TASK MATERIAL:
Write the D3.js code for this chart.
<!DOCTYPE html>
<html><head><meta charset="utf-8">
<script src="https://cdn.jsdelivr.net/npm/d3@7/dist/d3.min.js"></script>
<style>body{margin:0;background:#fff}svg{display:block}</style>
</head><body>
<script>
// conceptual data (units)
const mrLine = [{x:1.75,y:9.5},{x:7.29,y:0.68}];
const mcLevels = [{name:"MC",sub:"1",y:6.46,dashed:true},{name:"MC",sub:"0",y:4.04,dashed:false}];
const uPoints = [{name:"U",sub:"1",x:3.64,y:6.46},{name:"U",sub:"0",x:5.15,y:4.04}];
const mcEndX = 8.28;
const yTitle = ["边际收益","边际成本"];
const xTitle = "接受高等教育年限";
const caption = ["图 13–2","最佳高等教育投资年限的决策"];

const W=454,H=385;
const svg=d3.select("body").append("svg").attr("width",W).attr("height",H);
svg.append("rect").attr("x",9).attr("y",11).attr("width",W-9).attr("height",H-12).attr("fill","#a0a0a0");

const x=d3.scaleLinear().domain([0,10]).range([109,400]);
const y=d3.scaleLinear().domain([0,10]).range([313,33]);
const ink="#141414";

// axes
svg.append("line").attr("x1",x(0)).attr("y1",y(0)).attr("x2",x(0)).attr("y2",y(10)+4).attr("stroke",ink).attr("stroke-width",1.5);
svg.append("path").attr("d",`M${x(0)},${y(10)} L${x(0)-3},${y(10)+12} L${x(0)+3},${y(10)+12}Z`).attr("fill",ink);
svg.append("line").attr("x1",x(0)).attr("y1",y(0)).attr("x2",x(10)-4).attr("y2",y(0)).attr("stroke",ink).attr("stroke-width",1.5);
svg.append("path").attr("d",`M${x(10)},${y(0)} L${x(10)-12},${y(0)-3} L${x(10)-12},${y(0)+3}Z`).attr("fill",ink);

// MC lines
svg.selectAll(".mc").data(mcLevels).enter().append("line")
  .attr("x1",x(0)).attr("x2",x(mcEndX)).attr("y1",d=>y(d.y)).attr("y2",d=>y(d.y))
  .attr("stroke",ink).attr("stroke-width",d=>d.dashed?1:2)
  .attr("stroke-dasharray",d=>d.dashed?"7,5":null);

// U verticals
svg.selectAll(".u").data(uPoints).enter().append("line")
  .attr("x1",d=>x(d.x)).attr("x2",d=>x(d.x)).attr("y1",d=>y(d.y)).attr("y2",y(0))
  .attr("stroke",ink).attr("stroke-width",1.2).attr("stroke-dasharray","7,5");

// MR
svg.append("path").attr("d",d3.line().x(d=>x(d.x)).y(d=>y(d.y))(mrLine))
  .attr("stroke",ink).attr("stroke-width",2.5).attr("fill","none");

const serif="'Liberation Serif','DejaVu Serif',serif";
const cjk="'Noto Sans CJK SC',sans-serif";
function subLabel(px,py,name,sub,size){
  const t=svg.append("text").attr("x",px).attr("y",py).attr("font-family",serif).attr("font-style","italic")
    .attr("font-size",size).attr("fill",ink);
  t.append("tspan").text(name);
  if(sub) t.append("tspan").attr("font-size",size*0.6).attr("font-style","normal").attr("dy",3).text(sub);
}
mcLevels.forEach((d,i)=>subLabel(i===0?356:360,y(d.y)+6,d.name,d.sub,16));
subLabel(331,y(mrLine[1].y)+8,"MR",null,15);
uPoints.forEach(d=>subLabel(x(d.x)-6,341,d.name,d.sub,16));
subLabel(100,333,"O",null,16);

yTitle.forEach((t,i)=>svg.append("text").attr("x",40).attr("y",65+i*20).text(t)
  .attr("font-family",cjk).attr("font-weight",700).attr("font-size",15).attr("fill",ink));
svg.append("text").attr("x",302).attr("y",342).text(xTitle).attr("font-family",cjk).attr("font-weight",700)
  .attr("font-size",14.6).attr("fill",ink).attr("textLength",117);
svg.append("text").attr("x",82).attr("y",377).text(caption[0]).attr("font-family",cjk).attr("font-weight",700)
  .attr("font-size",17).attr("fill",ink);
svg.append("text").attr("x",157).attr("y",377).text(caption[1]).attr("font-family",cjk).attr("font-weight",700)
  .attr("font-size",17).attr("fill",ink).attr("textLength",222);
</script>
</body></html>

...

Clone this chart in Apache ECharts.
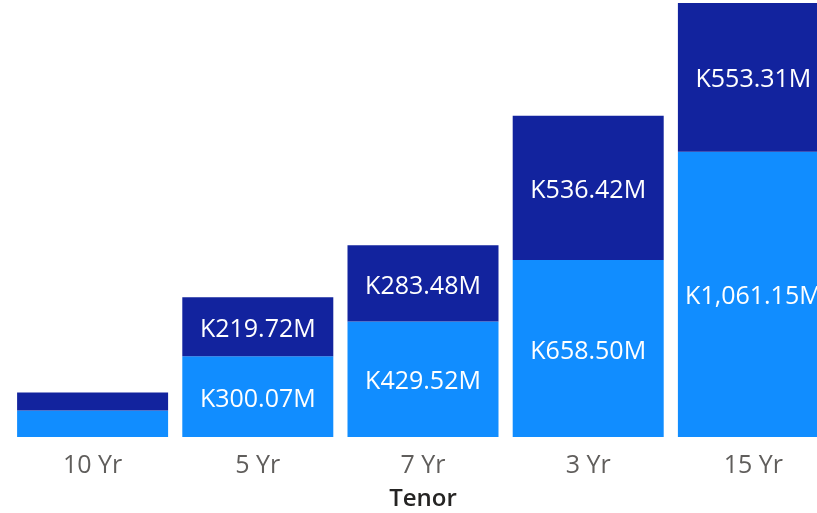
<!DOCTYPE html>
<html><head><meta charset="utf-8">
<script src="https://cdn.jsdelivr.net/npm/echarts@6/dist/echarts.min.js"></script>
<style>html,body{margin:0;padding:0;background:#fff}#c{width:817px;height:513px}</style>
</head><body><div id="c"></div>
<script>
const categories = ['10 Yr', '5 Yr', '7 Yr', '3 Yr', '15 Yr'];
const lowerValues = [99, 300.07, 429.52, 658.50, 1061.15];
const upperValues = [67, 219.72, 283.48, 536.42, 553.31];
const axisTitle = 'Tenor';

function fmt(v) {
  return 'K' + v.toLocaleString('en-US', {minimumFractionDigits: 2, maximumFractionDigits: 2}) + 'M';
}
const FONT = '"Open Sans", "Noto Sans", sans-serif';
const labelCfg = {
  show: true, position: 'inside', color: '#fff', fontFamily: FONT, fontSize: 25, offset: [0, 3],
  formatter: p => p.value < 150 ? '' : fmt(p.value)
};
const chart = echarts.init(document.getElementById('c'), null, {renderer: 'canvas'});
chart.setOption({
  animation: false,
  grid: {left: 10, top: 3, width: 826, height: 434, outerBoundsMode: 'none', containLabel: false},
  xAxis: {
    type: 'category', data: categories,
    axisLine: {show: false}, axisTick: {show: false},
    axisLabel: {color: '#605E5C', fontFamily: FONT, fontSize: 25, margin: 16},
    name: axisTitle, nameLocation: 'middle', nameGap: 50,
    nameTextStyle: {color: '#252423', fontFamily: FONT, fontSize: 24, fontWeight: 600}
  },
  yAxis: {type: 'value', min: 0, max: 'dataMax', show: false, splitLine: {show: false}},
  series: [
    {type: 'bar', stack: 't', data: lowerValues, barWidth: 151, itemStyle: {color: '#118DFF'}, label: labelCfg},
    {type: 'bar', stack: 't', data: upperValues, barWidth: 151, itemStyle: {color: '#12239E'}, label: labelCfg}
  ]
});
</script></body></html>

GIVEN EXERCISE:
Look above and copy only the lines from the one holding "Clone this chart in Apache ECharts." to the one holding "const axisTitle = 'Tenor';", both included, exactly, minus the pictures.

COMPLETED TASK:
Clone this chart in Apache ECharts.
<!DOCTYPE html>
<html><head><meta charset="utf-8">
<script src="https://cdn.jsdelivr.net/npm/echarts@6/dist/echarts.min.js"></script>
<style>html,body{margin:0;padding:0;background:#fff}#c{width:817px;height:513px}</style>
</head><body><div id="c"></div>
<script>
const categories = ['10 Yr', '5 Yr', '7 Yr', '3 Yr', '15 Yr'];
const lowerValues = [99, 300.07, 429.52, 658.50, 1061.15];
const upperValues = [67, 219.72, 283.48, 536.42, 553.31];
const axisTitle = 'Tenor';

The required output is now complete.